**SUPPLIED MATERIAL**

%%

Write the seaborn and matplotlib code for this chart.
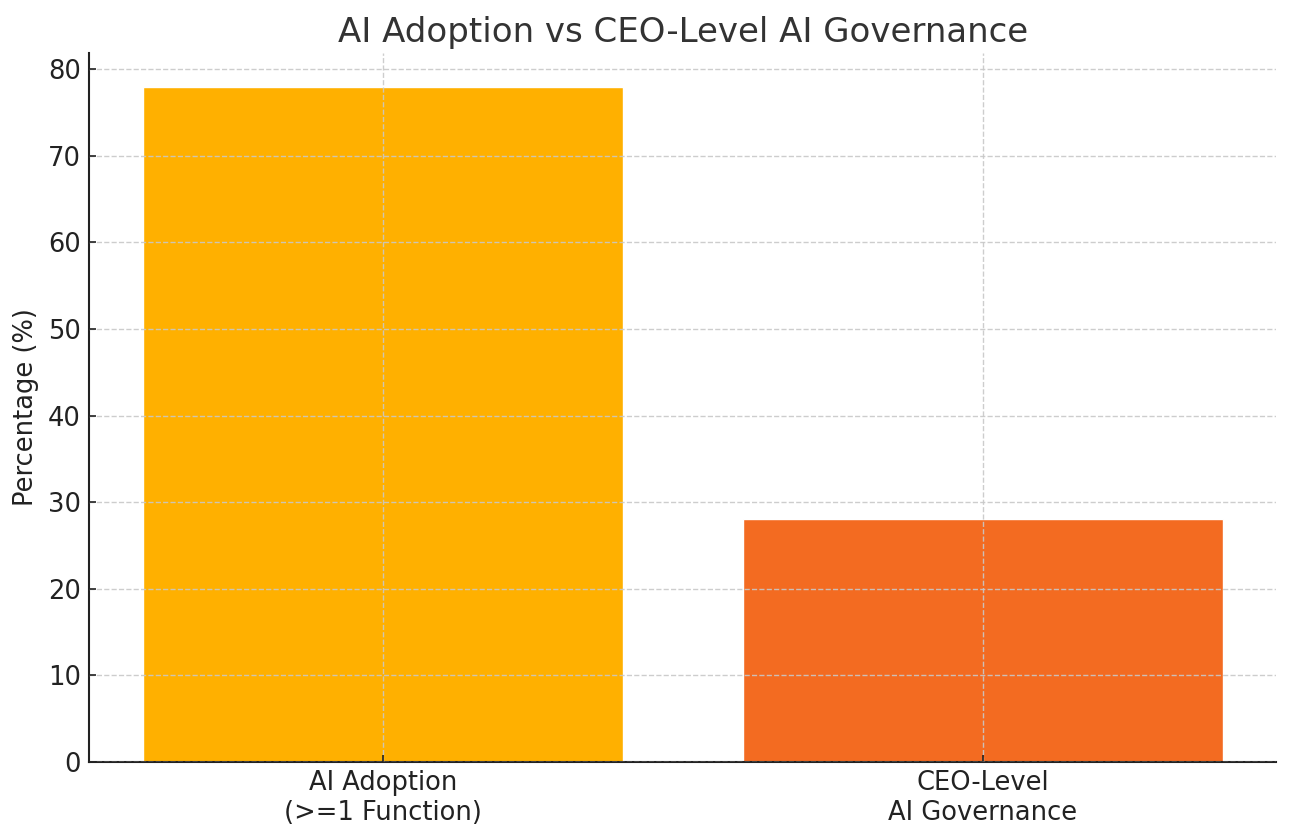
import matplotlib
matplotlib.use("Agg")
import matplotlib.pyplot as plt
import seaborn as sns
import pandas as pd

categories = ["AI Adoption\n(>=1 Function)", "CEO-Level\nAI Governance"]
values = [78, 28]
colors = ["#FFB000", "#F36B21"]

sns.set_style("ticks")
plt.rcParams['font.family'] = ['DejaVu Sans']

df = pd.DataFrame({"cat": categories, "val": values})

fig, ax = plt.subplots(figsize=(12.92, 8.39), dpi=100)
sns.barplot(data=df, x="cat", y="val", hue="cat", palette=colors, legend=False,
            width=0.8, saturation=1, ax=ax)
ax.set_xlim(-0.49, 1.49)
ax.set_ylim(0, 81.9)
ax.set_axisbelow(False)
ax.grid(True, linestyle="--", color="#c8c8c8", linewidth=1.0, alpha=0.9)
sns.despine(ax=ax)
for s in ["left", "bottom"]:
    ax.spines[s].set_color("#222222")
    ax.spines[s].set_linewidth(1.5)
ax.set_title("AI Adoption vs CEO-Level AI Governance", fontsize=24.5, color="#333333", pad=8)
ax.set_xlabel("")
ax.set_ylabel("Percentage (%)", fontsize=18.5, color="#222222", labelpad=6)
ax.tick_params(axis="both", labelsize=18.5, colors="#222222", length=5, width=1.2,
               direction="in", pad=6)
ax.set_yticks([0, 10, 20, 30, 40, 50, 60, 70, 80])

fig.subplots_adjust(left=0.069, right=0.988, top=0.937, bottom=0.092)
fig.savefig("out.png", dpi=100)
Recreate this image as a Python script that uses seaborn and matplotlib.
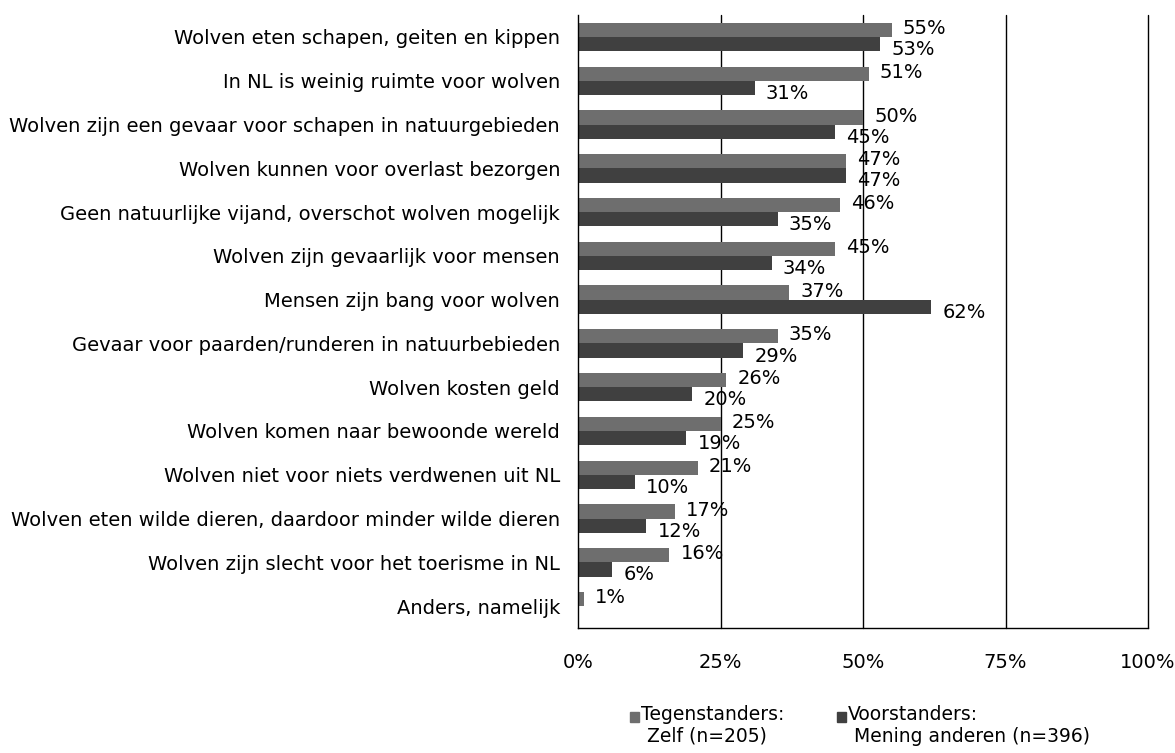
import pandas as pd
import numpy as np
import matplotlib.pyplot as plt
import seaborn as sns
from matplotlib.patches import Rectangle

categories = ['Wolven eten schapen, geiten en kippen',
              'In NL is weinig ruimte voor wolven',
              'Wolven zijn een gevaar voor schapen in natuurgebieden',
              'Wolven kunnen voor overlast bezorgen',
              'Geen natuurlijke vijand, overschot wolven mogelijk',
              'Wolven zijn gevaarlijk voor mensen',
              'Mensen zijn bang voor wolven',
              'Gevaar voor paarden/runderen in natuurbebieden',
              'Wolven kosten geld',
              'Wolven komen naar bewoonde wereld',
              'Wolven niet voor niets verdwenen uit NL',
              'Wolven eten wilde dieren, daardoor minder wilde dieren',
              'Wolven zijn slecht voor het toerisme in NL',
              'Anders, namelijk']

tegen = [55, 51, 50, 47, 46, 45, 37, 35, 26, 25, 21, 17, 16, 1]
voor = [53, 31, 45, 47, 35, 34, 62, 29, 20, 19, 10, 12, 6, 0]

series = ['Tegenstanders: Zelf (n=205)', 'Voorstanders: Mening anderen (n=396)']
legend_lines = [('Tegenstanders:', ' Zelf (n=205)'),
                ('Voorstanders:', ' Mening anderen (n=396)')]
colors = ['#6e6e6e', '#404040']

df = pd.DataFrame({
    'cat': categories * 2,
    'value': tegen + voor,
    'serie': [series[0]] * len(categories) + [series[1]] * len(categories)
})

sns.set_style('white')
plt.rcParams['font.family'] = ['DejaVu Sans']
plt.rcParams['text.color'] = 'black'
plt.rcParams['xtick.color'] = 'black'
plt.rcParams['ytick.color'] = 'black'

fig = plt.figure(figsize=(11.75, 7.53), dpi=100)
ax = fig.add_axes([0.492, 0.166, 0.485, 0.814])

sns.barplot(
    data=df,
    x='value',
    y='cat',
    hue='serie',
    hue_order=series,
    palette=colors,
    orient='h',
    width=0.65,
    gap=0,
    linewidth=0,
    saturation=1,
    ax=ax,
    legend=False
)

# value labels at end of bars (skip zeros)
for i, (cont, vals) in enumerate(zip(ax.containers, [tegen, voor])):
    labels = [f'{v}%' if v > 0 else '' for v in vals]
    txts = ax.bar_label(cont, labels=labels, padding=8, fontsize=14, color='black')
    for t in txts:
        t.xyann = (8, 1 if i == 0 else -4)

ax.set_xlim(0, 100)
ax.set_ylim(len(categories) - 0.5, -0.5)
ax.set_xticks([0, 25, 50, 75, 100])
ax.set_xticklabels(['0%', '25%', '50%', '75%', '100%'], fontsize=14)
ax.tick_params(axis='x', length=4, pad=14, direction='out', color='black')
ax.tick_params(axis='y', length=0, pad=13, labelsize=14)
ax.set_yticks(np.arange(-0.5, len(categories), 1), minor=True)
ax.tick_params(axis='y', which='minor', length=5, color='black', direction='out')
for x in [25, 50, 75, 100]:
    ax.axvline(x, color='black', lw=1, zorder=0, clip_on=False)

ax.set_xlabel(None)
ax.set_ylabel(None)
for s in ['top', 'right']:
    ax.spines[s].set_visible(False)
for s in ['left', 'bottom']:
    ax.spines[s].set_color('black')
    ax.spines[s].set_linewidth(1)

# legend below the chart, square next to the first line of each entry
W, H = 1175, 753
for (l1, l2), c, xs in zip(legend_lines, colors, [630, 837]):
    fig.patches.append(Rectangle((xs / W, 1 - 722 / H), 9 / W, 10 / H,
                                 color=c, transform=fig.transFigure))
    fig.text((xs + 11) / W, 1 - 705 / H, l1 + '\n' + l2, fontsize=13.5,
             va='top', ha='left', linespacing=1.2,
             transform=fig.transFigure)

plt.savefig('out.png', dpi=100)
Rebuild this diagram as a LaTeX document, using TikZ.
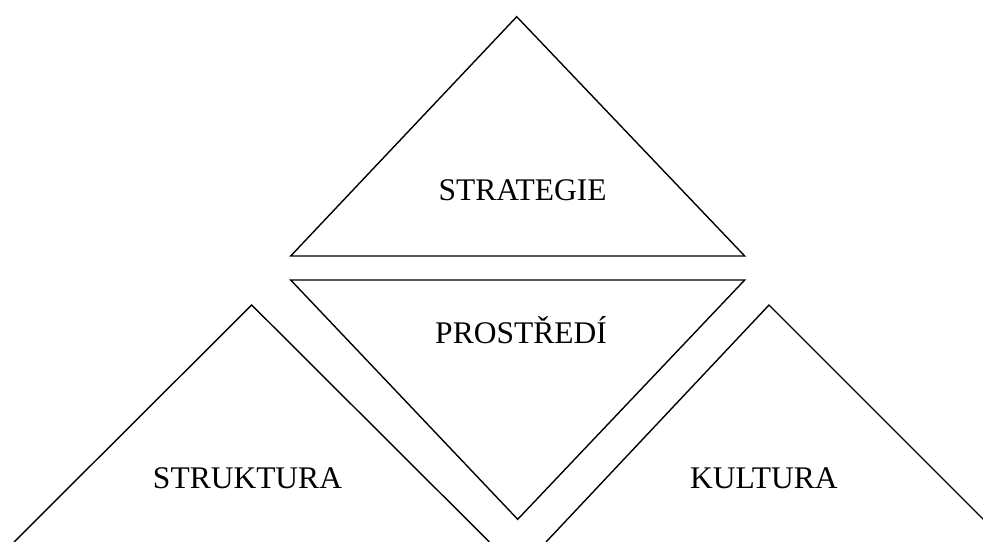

%%

**WORK INSTRUCTIONS**
Every line containing the string "seaborn" must be listed.

**THE SOLUTION**
Write the seaborn and matplotlib code for this chart.
import seaborn as sns
Recreate this image as a Python script that uses seaborn and matplotlib.
import seaborn as sns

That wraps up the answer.